Earlier this year, Seb Paquet suggested that someone should aggregate the lists of scholars who blog found at the Blogalization wiki, at Crooked Timber, a list on his wiki, a list on delicious, and Jill Walker’s list. Well, it’s a bit late, but here it is: an aggregated list of over 400 scholarly blogs. I know there is a lot missing there, and I guess the next step is to cull from the blogrolls on these blogs to see whether more can be found. It sure would be nice if people would self-organize, though!
There is more I would like to do with this:
* Find people’s names if the blog isn’t anonymous.
* Remove the dead ones.
* Find RSS feeds for those that have them and aggregate the scholars who blog.
(More to come on this…)
6 Comments
This is a really good idea but wouldn’t it be better in some kind of database format with lots of user-submitted meta data so I could search for all the UK-based media studies academics for example or everyone who cites Bourdieu as a significant theoretical interest?
I think you missed PhDWeblogs.net (which is a database, by the way) and I didn’t have time to add http://rhetorica.net/professors_who_blog.htm
An OPML file and a Bloglines public aggregator of scholars with feeds could be quite useful.
I believe what we need is an extensible self-organizing markup scheme à la BlogChalking/GeoURL.
I like the idea of a database–particularly of the distributed sort Seb suggests. I don’t like the idea of more work :). But it might be a worthwhile thing to take a shot at.
I actually had included the PhDWeblogs–just forgot to mention it in the post. It now includes the Rhetorica list as well.

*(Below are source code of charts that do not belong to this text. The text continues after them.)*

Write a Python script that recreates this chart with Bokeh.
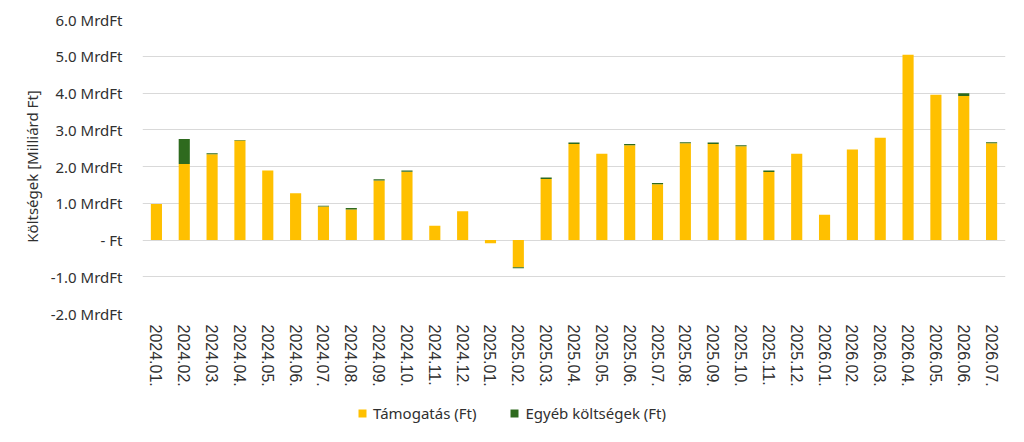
from bokeh.plotting import figure
from bokeh.models import FixedTicker, Legend, LegendItem, Range1d, ColumnDataSource
from bokeh.layouts import column
from bokeh.embed import file_html
from bokeh.resources import INLINE

months = ["2024.01.", "2024.02.", "2024.03.", "2024.04.", "2024.05.", "2024.06.",
          "2024.07.", "2024.08.", "2024.09.", "2024.10.", "2024.11.", "2024.12.",
          "2025.01.", "2025.02.", "2025.03.", "2025.04.", "2025.05.", "2025.06.",
          "2025.07.", "2025.08.", "2025.09.", "2025.10.", "2025.11.", "2025.12.",
          "2026.01.", "2026.02.", "2026.03.", "2026.04.", "2026.05.", "2026.06.",
          "2026.07."]
tamogatas = [0.98, 2.07, 2.33, 2.71, 1.89, 1.27, 0.91, 0.83, 1.62, 1.86, 0.39, 0.78,
             -0.09, -0.74, 1.66, 2.61, 2.35, 2.58, 1.52, 2.63, 2.61, 2.55, 1.85, 2.35,
             0.69, 2.46, 2.78, 5.04, 3.95, 3.92, 2.63]
egyeb = [0.0, 0.68, 0.03, 0.01, 0.0, 0.0, 0.02, 0.04, 0.03, 0.03, 0.0, 0.0,
         0.0, -0.03, 0.04, 0.04, 0.0, 0.03, 0.03, 0.03, 0.04, 0.03, 0.04, 0.0,
         0.0, 0.0, 0.0, 0.0, 0.0, 0.07, 0.03]
y_ticks = [-2, -1, 0, 1, 2, 3, 4, 5, 6]
y_tick_labels = ["-2.0 MrdFt", "-1.0 MrdFt", "- Ft", "1.0 MrdFt", "2.0 MrdFt",
                 "3.0 MrdFt", "4.0 MrdFt", "5.0 MrdFt", "6.0 MrdFt"]
series_names = ["Támogatás (Ft)", "Egyéb költségek (Ft)"]
colors = ["#FFC000", "#2E6A1E"]

source = ColumnDataSource({"month": months, "tam": tamogatas, "egy": egyeb})

p = figure(x_range=months, y_range=(-2, 6), width=1016, height=400,
           output_backend="svg", toolbar_location=None,
           min_border_left=142, min_border_right=11, min_border_top=19,
           min_border_bottom=87)

rs = p.vbar_stack(["tam", "egy"], x="month", width=0.4, source=source,
                  color=colors, line_color=None)

p.outline_line_color = None
p.background_fill_color = "white"
p.xgrid.grid_line_color = None
p.ygrid.grid_line_color = "#D9D9D9"
p.ygrid.grid_line_width = 1

ya = p.yaxis[0]
ya.ticker = FixedTicker(ticks=y_ticks)
ya.major_label_overrides = {t: l for t, l in zip(y_ticks, y_tick_labels)}
ya.axis_line_color = None
ya.major_tick_line_color = None
ya.minor_tick_line_color = None
ya.major_label_standoff = 14
ya.major_label_text_font = "Noto Sans"
ya.major_label_text_font_size = "15px"
ya.major_label_text_color = "#303030"
ya.axis_label = "Költségek [Milliárd Ft]"
ya.axis_label_text_font = "Noto Sans"
ya.axis_label_text_font_size = "15px"
ya.axis_label_text_font_style = "normal"
ya.axis_label_text_color = "#303030"
ya.axis_label_standoff = 6

xa = p.xaxis[0]
xa.axis_line_color = None
xa.major_tick_line_color = None
xa.minor_tick_line_color = None
xa.major_label_orientation = "vertical"
xa.major_label_standoff = 5
xa.major_label_text_font = "Liberation Sans"
xa.major_label_text_font_size = "16px"
xa.major_label_text_color = "#303030"

# legend strip below the chart (same series, out-of-view range: only the legend shows)
lg = figure(width=1016, height=40, output_backend="svg", toolbar_location=None,
            x_range=months, y_range=Range1d(100, 101),
            min_border=0, min_border_left=0, min_border_right=0,
            min_border_top=0, min_border_bottom=0)
lg.axis.visible = False
lg.grid.visible = False
lg.outline_line_color = None
ls = lg.vbar_stack(["tam", "egy"], x="month", width=0.4, source=source,
                   color=colors, line_color=None)

legend = Legend(items=[LegendItem(label=series_names[0], renderers=[ls[0]]),
                       LegendItem(label=series_names[1], renderers=[ls[1]])],
                orientation="horizontal", location=(215, 17),
                padding=0, margin=0, spacing=33, label_standoff=6,
                glyph_width=10, glyph_height=10,
                border_line_color=None, background_fill_alpha=0,
                label_text_font="Noto Sans", label_text_font_size="15px",
                label_text_color="#303030")
lg.add_layout(legend, "center")

layout = column(p, lg, spacing=0)
open("out.html", "w").write(file_html(layout, INLINE))
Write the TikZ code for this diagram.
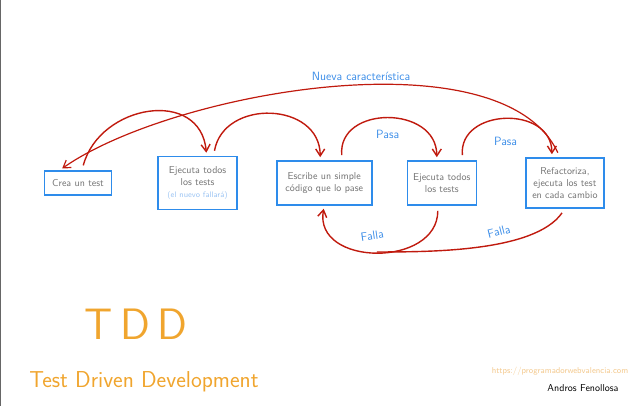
\documentclass[tikz,border=0pt]{standalone}
\usepackage{tikz}
\usetikzlibrary{arrows.meta,positioning}
\usepackage{xcolor}

\definecolor{boxblue}{HTML}{2E8CEB}
\definecolor{flowred}{HTML}{C01A0E}
\definecolor{lblblue}{HTML}{3D8EE8}
\definecolor{tddorange}{HTML}{F0A52E}
\definecolor{urlorange}{HTML}{F3C88C}

\begin{document}
\begin{tikzpicture}[x=1pt, y=-1pt, >={Straight Barb[length=7pt,width=9pt]},
        box/.style={draw=boxblue, line width=1.6pt, fill=white, align=center,
            text=black!55, font=\sffamily, inner sep=2pt},
        flow/.style={->, draw=flowred, line width=1.4pt, shorten <=5pt, shorten >=3pt},
        lbl/.style={text=lblblue, font=\sffamily\large}]
        \useasboundingbox (0,0) rectangle (640,406);
        \draw[black!60, line width=1.2pt] (0.6,0) -- (0.6,406);

        \node[box, minimum width=67pt, minimum height=24pt] (Crea) at (78,183) {Crea un test};
        \node[box, minimum width=79pt, minimum height=53pt] (Run) [right=45pt of Crea]
            {Ejecuta todos\\los tests\\{\footnotesize\color{lblblue!50}(el nuevo fallará)}};
        \node[box, minimum width=95pt, minimum height=44pt] (Code) [right=38pt of Run]
            {Escribe un simple\\código que lo pase};
        \node[box, minimum width=69pt, minimum height=44pt] (ReRun) [right=34pt of Code]
            {Ejecuta todos\\los tests};
        \node[box, minimum width=78pt, minimum height=50pt] (Ref) [right=48pt of ReRun]
            {Refactoriza,\\ejecuta los test\\en cada cambio};

        % forward steps
        \draw[flow] ([xshift=4pt]Crea.north) to[out=75, in=95, looseness=1.4] ([xshift=9pt]Run.north);
        \draw[flow] ([xshift=16pt]Run.north) to[out=80, in=90, looseness=1.4] ([xshift=-4pt]Code.north);
        \draw[flow] ([xshift=18pt]Code.north) to[out=95, in=90, looseness=1.5]
            node[pos=0.5, below=7pt, lbl] {Pasa} ([xshift=-5pt]ReRun.north);
        \draw[flow] ([xshift=21pt]ReRun.north) to[out=95, in=90, looseness=1.5]
            node[pos=0.5, below=14pt, lbl] {Pasa} ([xshift=-13pt]Ref.north);

        % new feature, back to the start
        \draw[flow, line width=1.2pt] ([xshift=-5pt]Ref.north) to[out=115, in=35, looseness=0.7]
            node[pos=0.45, above=1pt, lbl] {Nueva característica} ([xshift=16pt]Crea.north west);

        % failing tests
        \draw[flow] ([xshift=-4pt]ReRun.south) to[out=-90, in=-100, looseness=1.4]
            coordinate[pos=0.5] (Join)
            node[pos=0.52, above=8pt, lbl, rotate=8] {Falla} (Code.south);
        \draw[flow, -, shorten >=0pt] (Ref.south) to[out=-125, in=0, looseness=0.7]
            node[pos=0.4, above=3pt, lbl, rotate=14] {Falla} (Join);

        % titles
        \node[text=tddorange, font=\sffamily\fontsize{44}{44}\selectfont] (TDD) at (136,324) {T\,D\,D};
        \node[text=tddorange, font=\sffamily\fontsize{23}{23}\selectfont] (Sub) at (144,382) {Test Driven Development};
        \node[text=urlorange, font=\sffamily\fontsize{8.5}{9}\selectfont] (Url) at (560,371) {https://programadorwebvalencia.com};
        \node[text=black, font=\sffamily\fontsize{10}{10}\selectfont] (Sig) at (583,388) {Andros Fenollosa};
\end{tikzpicture}
\end{document}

I started feeding these in to a Bloglines account, and I’m wondering if either an aggregator with 550 blogs or the related OPML file will really be useful to anyone…
PhDweblogs seems rather erratic – I often have difficulty connecting but it’s the right kind of idea. It could have more database fields though. I think the idea of providing metadata in your site’s own HTML is interesting but since most people don’t change their templates very often it might inhibit take-up if that was the only way to get your site properly included.
I really think that a database, like PhDweblogs.net, is very useful, but we would be very interested in discussing a broader project, which could include a weblog with several participants.
The database and the weblog could be based anywhere, preferably in a new domain we would all create from scratch. What do you say?
I invite you to collect thoughts on this page on my wiki: http://blogselforg.notlong.com/
I’ve already got a bit written there.